Rooney had already coached at Blackburn Rovers, Fleetwood, Crawley Town, Carlisle United and Port Vale prior to his Gibraltar adventure.

He readily admits that by 18 he no longer had the passion to be a player at Blackburn but coaching was something he was ‘always set to do’. By 22 he had his UEFA A Licence and was acknowledged for being ahead of his time; never fazed by challenging dressing rooms or dealing with players older than him. He drew on advice from mentors such as Blackburn coach David Lowe, ex Wimbledon boss Stuart Murdoch and Uwe Rosler who outlined the art of responsibility by telling him bluntly: ‘You have to do your job or get out.’ At Crawley, he was assistant to Gabriele Cioffi who last month was appointed coach of Hellas Verona in Serie A.

FCB Magpies prepare for the Europa Conference League clash with Crusaders


FCB Magpies v Crusaders

Europa Conference League first qualifying round, first leg

Thurs, July 7 KO: 5pm (UK time)

‘I’ve always related better to the older guys in the dressing room,’ says Rooney. ‘I suppose testimony is that David and Stuart were at my wedding! The key is always to believe in the message you are delivering. Dressing rooms are an unforgiving environment so you need to be confident and clear with what you put across.

‘I’ve never been afraid of getting my hands dirty to learn more. Whether you’re on the perfect training pitches of Blackburn Rovers or the mud and muck of a local park, you make good of what you have.’

One disadvantage of Rooney’s apartment in Gibraltar, depending how you view it, is that he has been unable to watch an English TV channel for the past seven months. The upside is that his copy of Sir Alex Ferguson’s autobiography is well thumbed while he has also absorbed ‘The First 100 Days: Lessons in Leadership from the Football Bosses’, a go-to read in all coaching circles. It has all helped shape this young coach into a more rounded manager.
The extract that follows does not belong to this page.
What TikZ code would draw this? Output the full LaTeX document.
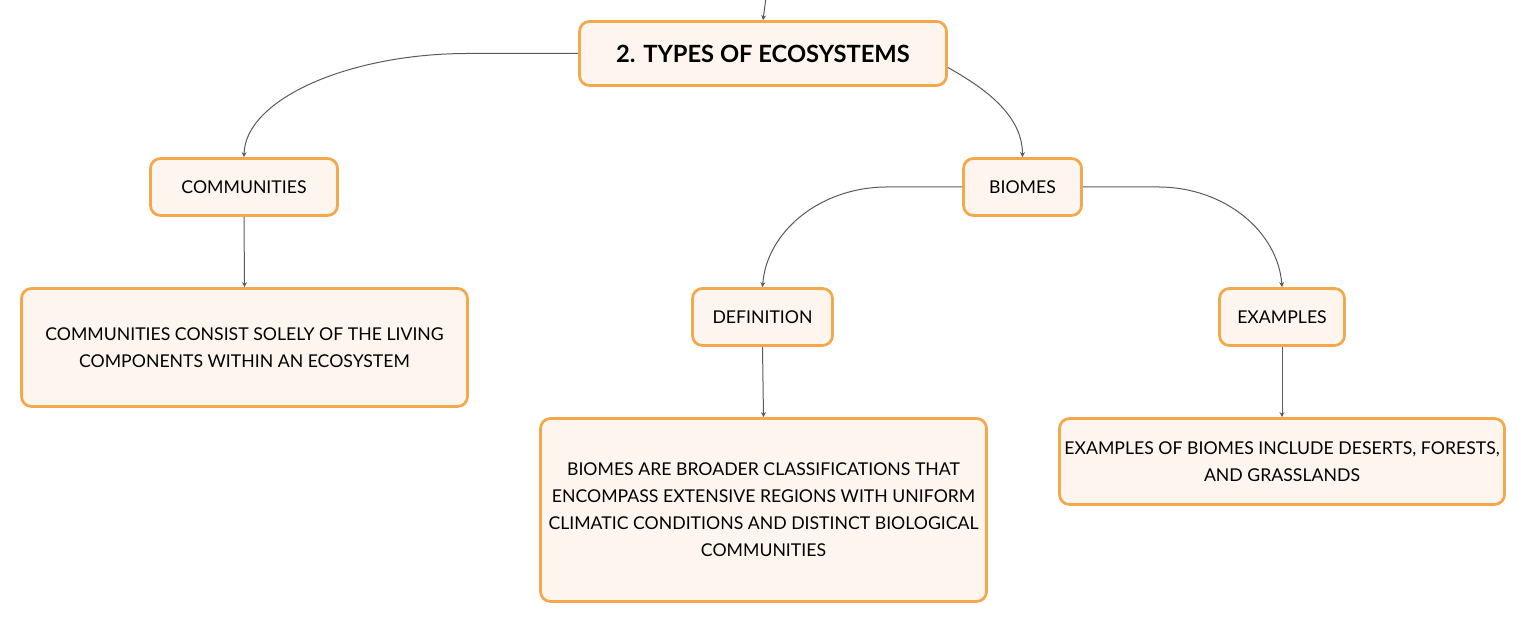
\documentclass[tikz,border=0pt]{standalone}
\usepackage{fontspec}
\setmainfont{Lato}
\usepackage{tikz}
\usetikzlibrary{arrows.meta}

\definecolor{boxorange}{HTML}{F4A84C}
\definecolor{boxfill}{HTML}{FEF6EE}
\definecolor{linkgray}{HTML}{5A5A5A}

\begin{document}
\begin{tikzpicture}[
			ecobox/.style={draw=boxorange, fill=boxfill, rounded corners=0.2cm, line width=0.55mm, align=center, inner sep=0pt, font=\fontsize{10.05}{15.4}\selectfont},
			link/.style={-{Stealth[length=1mm,width=1mm]}, draw=linkgray, line width=0.2mm}
		]
		\useasboundingbox (0,0) rectangle (30.54,12.48);

		\node[ecobox, minimum width=7.34cm, minimum height=1.28cm, font=\fontsize{13.5}{17}\selectfont\bfseries] (types) at (15.26,11.41) {2. TYPES OF ECOSYSTEMS};
		\coordinate (above) at (15.33,12.6);

		\node[ecobox, minimum width=3.74cm, minimum height=1.14cm] (comm) at (4.88,8.74) {COMMUNITIES};
		\node[ecobox, minimum width=2.36cm, minimum height=1.14cm] (biomes) at (20.45,8.74) {BIOMES};

		\node[ecobox, minimum width=8.92cm, minimum height=2.36cm] (commtxt) at (4.89,5.53) {COMMUNITIES CONSIST SOLELY OF THE LIVING\\COMPONENTS WITHIN AN ECOSYSTEM};

		\node[ecobox, minimum width=2.8cm, minimum height=1.14cm] (defn) at (15.25,6.14) {DEFINITION};
		\node[ecobox, minimum width=2.5cm, minimum height=1.14cm] (exam) at (25.64,6.14) {EXAMPLES};

		\node[ecobox, minimum width=8.92cm, minimum height=3.66cm] (defntxt) at (15.27,2.28) {BIOMES ARE BROADER CLASSIFICATIONS THAT\\ENCOMPASS EXTENSIVE REGIONS WITH UNIFORM\\CLIMATIC CONDITIONS AND DISTINCT BIOLOGICAL\\COMMUNITIES};
		\node[ecobox, minimum width=8.9cm, minimum height=1.72cm] (examtxt) at (25.64,3.25) {EXAMPLES OF BIOMES INCLUDE DESERTS, FORESTS,\\AND GRASSLANDS};

		% connectors
		\draw[link] (above) -- (types.north);
		\draw[link] (types.west) -- ++(-2.2,0) .. controls +(-2.4,0) and +(0.02,1.15) .. (comm.north);
		\draw[link] ([yshift=-0.28cm]types.east) .. controls +(0.6,-0.34) and +(0,0.9) .. (biomes.north);
		\draw[link] (biomes.west) -- ++(-1.5,0) .. controls +(-1.35,0) and +(0.08,1.1) .. (defn.north);
		\draw[link] (biomes.east) -- ++(1.5,0) .. controls +(1.35,0) and +(-0.08,1.1) .. (exam.north);
		\draw[link] (comm.south) -- (commtxt.north);
		\draw[link] (defn.south) -- (defntxt.north);
		\draw[link] (exam.south) -- (examtxt.north);
	\end{tikzpicture}
\end{document}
‘When I was asked to take over at Magpies, the idea was to make the top six, then maybe Europe would be a bonus. We finished well in the league and lost out in the last ten minutes of the cup final. Ultimately, your attitude to work and being better is what makes you. The tougher the environment sometimes, the greater the satisfaction.’

That’s certainly the mantra as Rooney prepares Magpies for their game against Crusaders.

The standard in Gibraltar is akin to League One and Two. His squad is a mixture of part-timers and professionals. There are customs officers, firemen, police officers and shipping agents such as Gibraltar international forward Kyle Casciaro, who is two years older than Rooney at 34.

‘The attitude of the guys has been great. We’ve got some great characters,’ he says. ‘When I came in, it was a quiet culture and it was about changing the intensity, putting ideas across and getting a better structure. We try to make it as professional as possible putting on two or three training sessions in the day and some at night so the guys who have other jobs can train too. They’ve worked hard for this moment and for many, playing in the Europa Conference is a once in a lifetime experience.’

So what’s the goal?

‘Who knows? I may end up in Greece or Italy next year but the dream is to go back to England and coach in the top divisions. I’ve had offers but we want to make everyone at Magpies proud of us and then see where it leads. We want to take this as far as we can.’